Supersized coal exports
Here in Oz yesterday Anna Bligh was spreading the joy about the expansion of the Abbot Point coal terminal near Bowen in North Queensland. The key metrics are an investment of $9 billion and:
Just four years ago, Abbot Point could handle 15 million tonnes of coal a year. So just four years ago it was handling 15 million tonnes – by 2017 it will be handling 385 million tonnes. This is an increase of more than 2000 per cent in the space of a decade.
That should just about be the time we should be phasing coal out
according to Giles Parkinson in Climate Spectator. Not only should, but probably will.
Wu [Dacheng, vice-chairman and secretary general of the China Photovoltaic Society], told Climate Spectator in Sydney on Wednesday that solar PV is already cheaper than peaking prices in some areas of China, and will match parity with commercial and industrial supply in 2014, will reach retail parity in 2018 (households pay less for electricity in China than industrial users), and match wholesale price parity by 2021, when prices will be around 0.6 yuan/kWh.
The thought is that baseload coal will actually be in the way.
In Germany, where wind and PV capacity amounts to 45GW, Statkfraft has announced this week that it may close two gas-fired power stations, amounting to one gigawatt of capacity, because of this impact.
BTW if solar panels are imported from China do not despair. We are working on R&D, also more than half of the economic value of solar PV remains in its installation and commissioning and we still have a unique opportunity to become a solar technology hub for the Asia Pacific region. So it is said.

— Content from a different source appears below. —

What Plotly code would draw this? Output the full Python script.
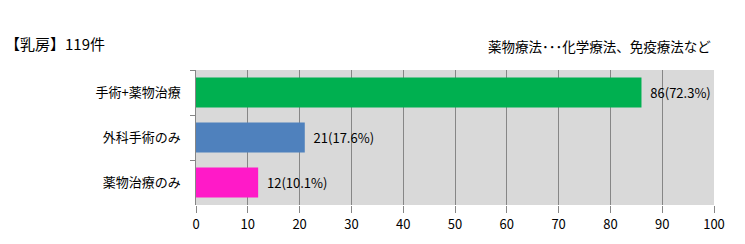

In another article Parkinson tells us that Germany is heading full bore down the renewable energy path. Here, mesmerised by to Big Coal, we seem to be heading for a cliff, one way or another.
China favours wind over nukes
China’s emissions should flatline from 2015. One reason is that they are upgrading the drive to wind power.
Starting in 2005, China now produces 58GW worth of wind power, contributing 128TWh to its grid, enough to power NSW and Victoria combined.
Three years ago China’s 2020 target was set at 30GW, today it’s a massive 200GW.
Last month, the National Development Reform Commission Energy Research Institute released China’s first wind development plan to 2050. A whopping 1000GW – enough to provide 17 per cent of China’s electricity needs – will be built and operating by mid-century.
Nuclear, now supplying 11GW, has had its 2020 target downgraded from 86GW to a modest 40-60GW.
How not to do policy
By contrast Australia’s policy on solar feed-in tariffs has jerked the industry around.
At the end of the article, a more measured approach in Colorado yields better results.
The world is moving to renewable energy
For the first time investment in renewable power generation has exceeded that in fossil-fuel power.
Electricity from the wind, sun, waves and biomass drew $187 billion last year compared with $157 billion for natural gas, oil and coal, according to calculations by Bloomberg New Energy Finance using the latest data. Accelerating installations of solar- and wind-power plants led to lower equipment prices, making clean energy more competitive with coal.
Those who say we should wait for the rest of the world are missing the boat.